In the decade following WWII, Americans enjoyed a thriving economy and access to a range of new time-saving technologies. With more money to spend and an excess of leisure time, people turned to sports for recreation and entertainment. Baseball in the '50s arguably still reigned supreme, but other sports competed for the nation's attention.
TV Brings It Home
Television's increasing popularity during the 1950s had a dramatic impact on sports. Although TV was first developed in the 1930s, aggressive marketing of the newest technology didn't begin until after the war's end. In 1946, there were fewer than 17,000 television sets in the U.S. Three years later, consumers were buying sets at a rate of 250,000 per month. The buying frenzy continued throughout the 1950s and, by 1960, three-quarters of all American families owned at least one TV. Television brought sports -- from professional bowling and boxing to college football bowl games -- into family rooms across the country, creating a new generation of diehard fans.
The '50s produced its share of remarkable athletes, stellar teams and history-making sports events that grabbed the public's attention. Highlights from the decade include the following:
- In 1950, female tennis wonder Althea Gibson became the first black player to participate in the U.S. National Championships. Gibson went on to win the singles title at the U.S. Championships in 1957 and 1958; the French title in 1956; the Wimbledon title in 1957 and 1958; and five Grand Slam doubles titles.
- Over the course of the decade, the New York Yankees won eight American League pennants and six World Series. Ted Williams, Yogi Berra, Mickey Mantle, Ernie
Banks, Hank Aaron and other baseball greats were hailed as national heroes.
- October 3, 1951 marked the first coast-to-coast television broadcast of a baseball game. The New York Giants' Bobby Thomson hit a home run that became known as the "Shot Heard ’round the World."

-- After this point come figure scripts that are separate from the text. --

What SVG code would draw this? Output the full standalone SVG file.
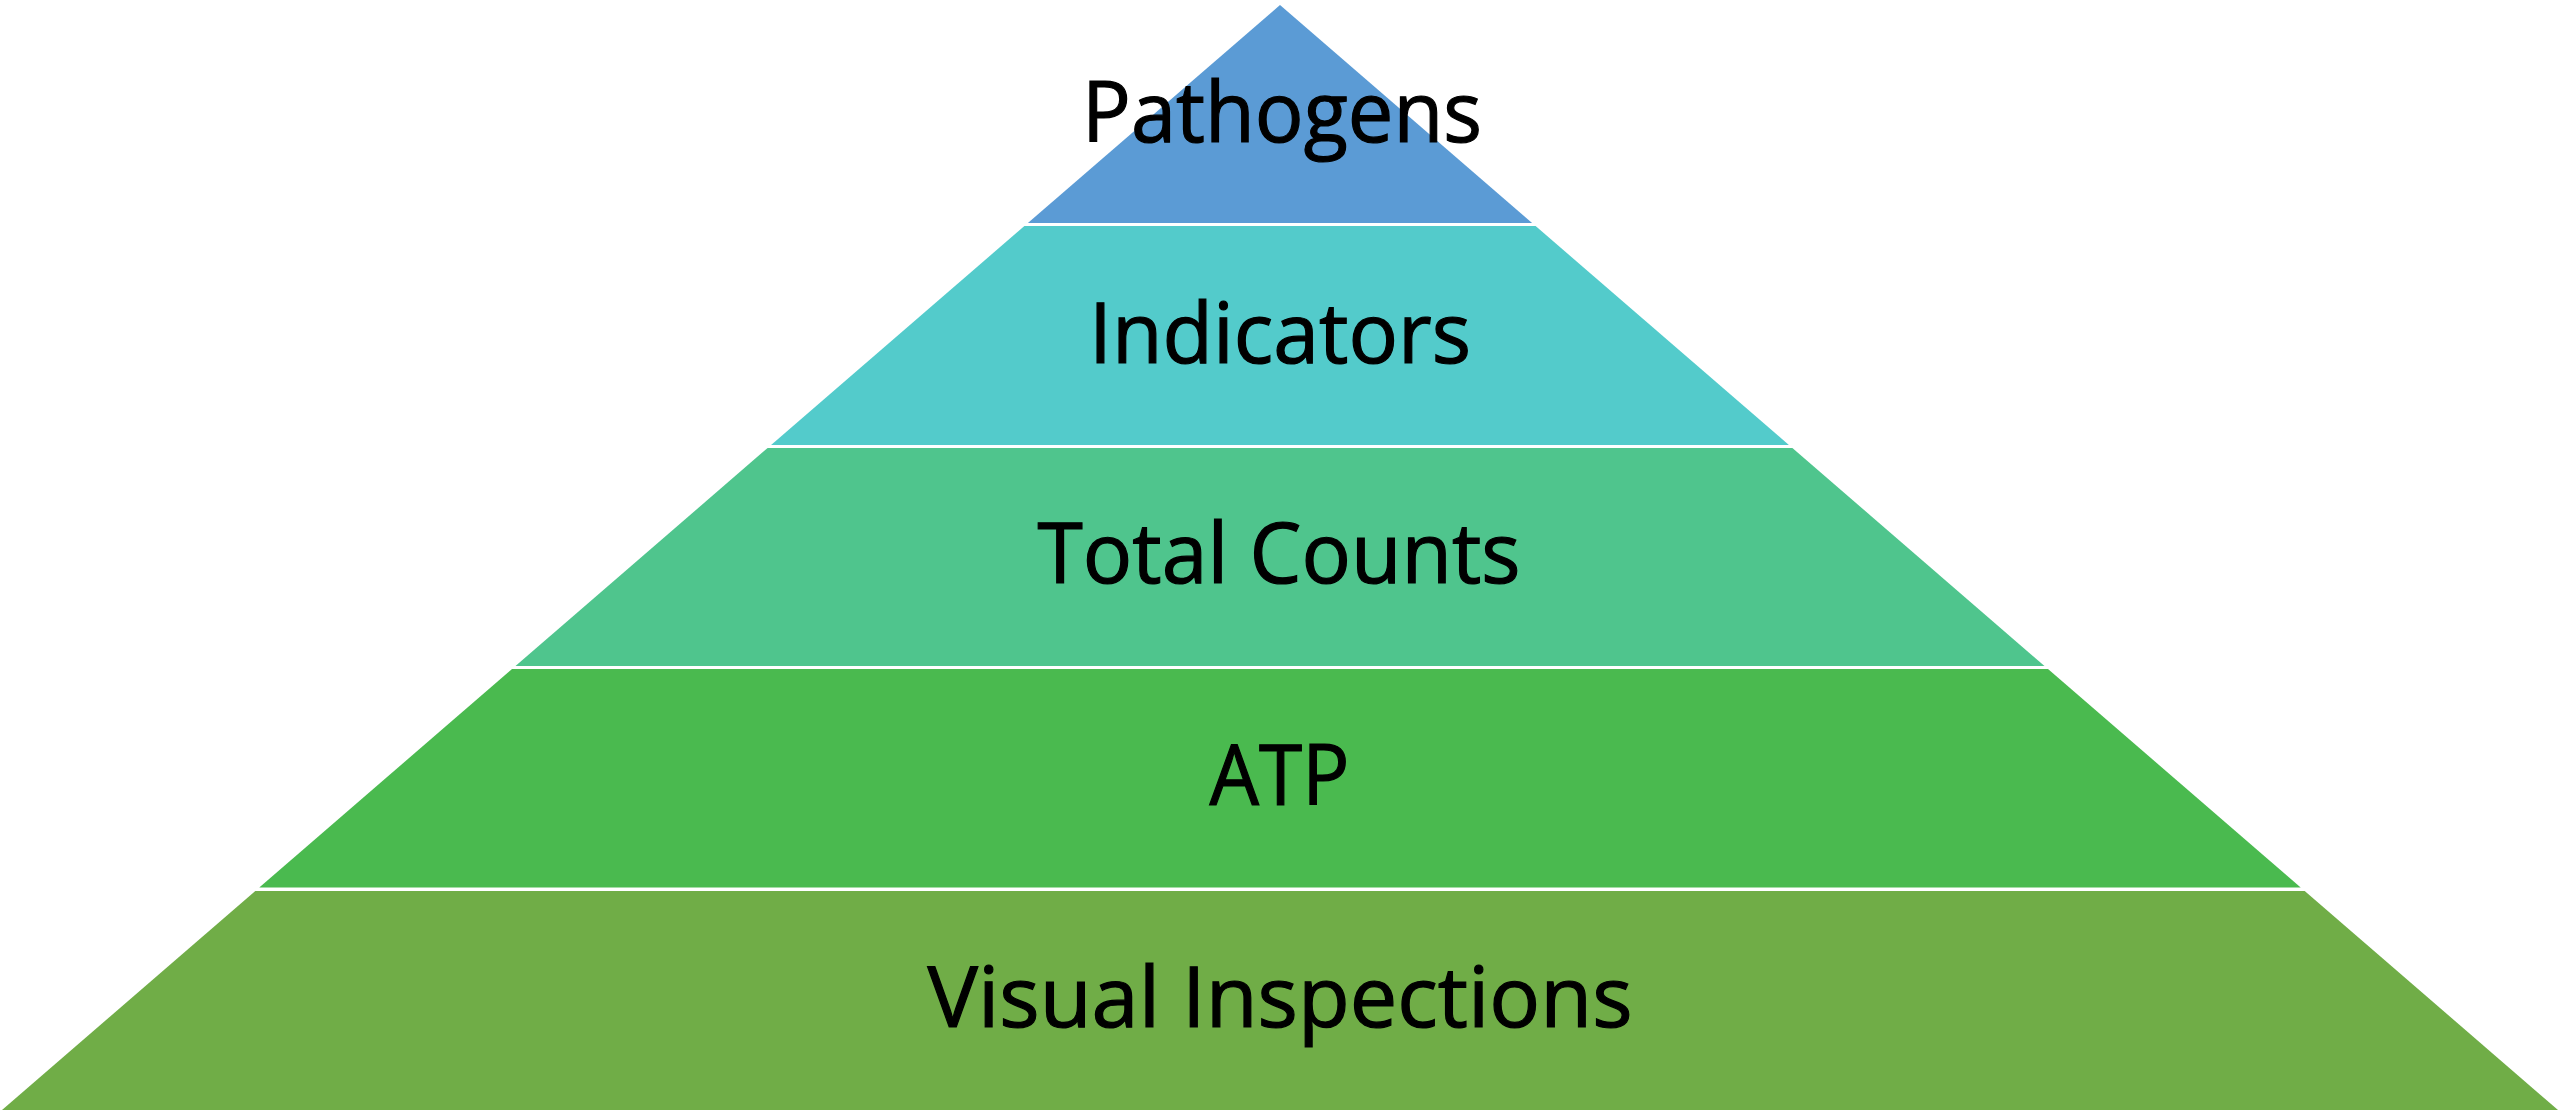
<svg xmlns="http://www.w3.org/2000/svg" width="2560" height="1110" viewBox="0 0 2560 1110">
<style>
.lbl{font-family:"Open Sans","Liberation Sans",sans-serif;font-size:84px;fill:#000000;stroke:#000000;stroke-width:1.2px;text-anchor:middle}
</style>
<rect x="0" y="0" width="2560" height="1110" fill="#FFFFFF"/>
<g id="layer-pathogens">
<polygon points="1280,5 1532.1,223 1027.9,223" fill="#5B9BD5"/>
<text class="lbl" x="1282" y="141.7" textLength="400" lengthAdjust="spacingAndGlyphs">Pathogens</text>
</g>
<g id="layer-indicators">
<polygon points="1024.4,226 1535.6,226 1788.9,445 771.1,445" fill="#53CBCB"/>
<text class="lbl" x="1280" y="362.5" textLength="382" lengthAdjust="spacingAndGlyphs">Indicators</text>
</g>
<g id="layer-total-counts">
<polygon points="767.6,448 1792.4,448 2044.5,666 515.5,666" fill="#4FC58D"/>
<text class="lbl" x="1279" y="583.3" textLength="483" lengthAdjust="spacingAndGlyphs">Total Counts</text>
</g>
<g id="layer-atp">
<polygon points="512,669 2048,669 2300.7,887.5 259.3,887.5" fill="#4ABA4F"/>
<text class="lbl" x="1279.5" y="805" textLength="140" lengthAdjust="spacingAndGlyphs">ATP</text>
</g>
<g id="layer-visual-inspections">
<polygon points="255.3,891 2304.7,891 2558,1110 2,1110" fill="#70AD47"/>
<text class="lbl" x="1280" y="1027.3" textLength="705" lengthAdjust="spacingAndGlyphs">Visual Inspections</text>
</g>
<g id="connectors"></g>
</svg>
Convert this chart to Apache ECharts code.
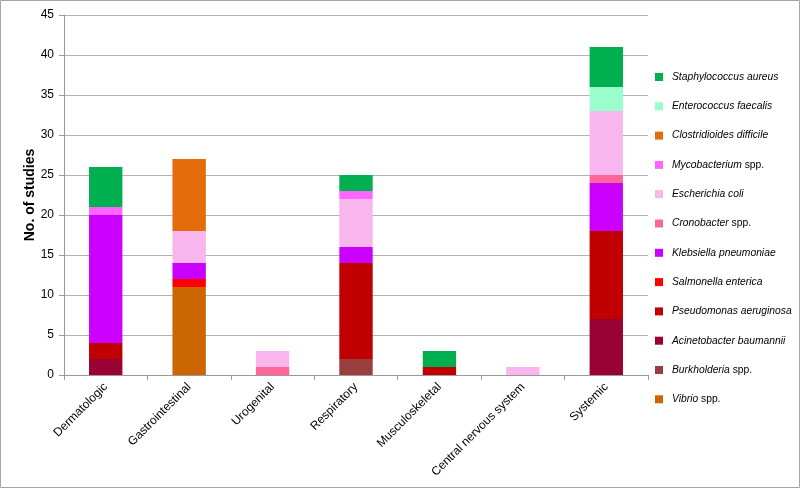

- In September 1955, over 400,000 people across America tuned in to watch Rocky Marciano defend his heavyweight boxing championship against Archie Moore.
- In 1950, the Los Angeles Rams became the first team in the National Football League to arrange for all its games -- both home and away -- to be televised.
- In 1952, hockey's Chicago Black Hawks began broadcasting their Saturday matinee games, which remained a Hawks tradition for years.
- Chuck Cooper was drafted by the Boston Celtics in 1950, earning the title of first black player to enter the National Basketball Association.
- In college football, the Oklahoma Sooners won three national championships
over the course of the decade. The team was undefeated from 1953 to November 1957.
Over the course of the decade, Little League baseball grew into a massive enterprise, attracting kids and fans from across the country. In 1949, there were a total of 307 leagues in the United States. By 1960, the number of leagues had jumped to 5,500, including programs that sprouted beyond America's borders. In 1955, future U.S. President George W. Bush played his first of four years at Central Little League of Midland, Texas; Bush was 9 at the time and played catcher for the Cubs. In 1959, the Howard J. Lamade Stadium was built in Williamsport, Pennsylvania, to support Little League's explosive popularity.
The first issue of Sports Illustrated magazine was published on August 16, 1954. As was the case with television, SI brought sports news and analysis directly into people's homes. According to Earl Smith, editor of Sociology of Sport and Social Theory, the magazine had a major impact on the American sports-minded public. From the first issue, writes Smith, the magazine helped shape the public's perception of what was important in the world of sports.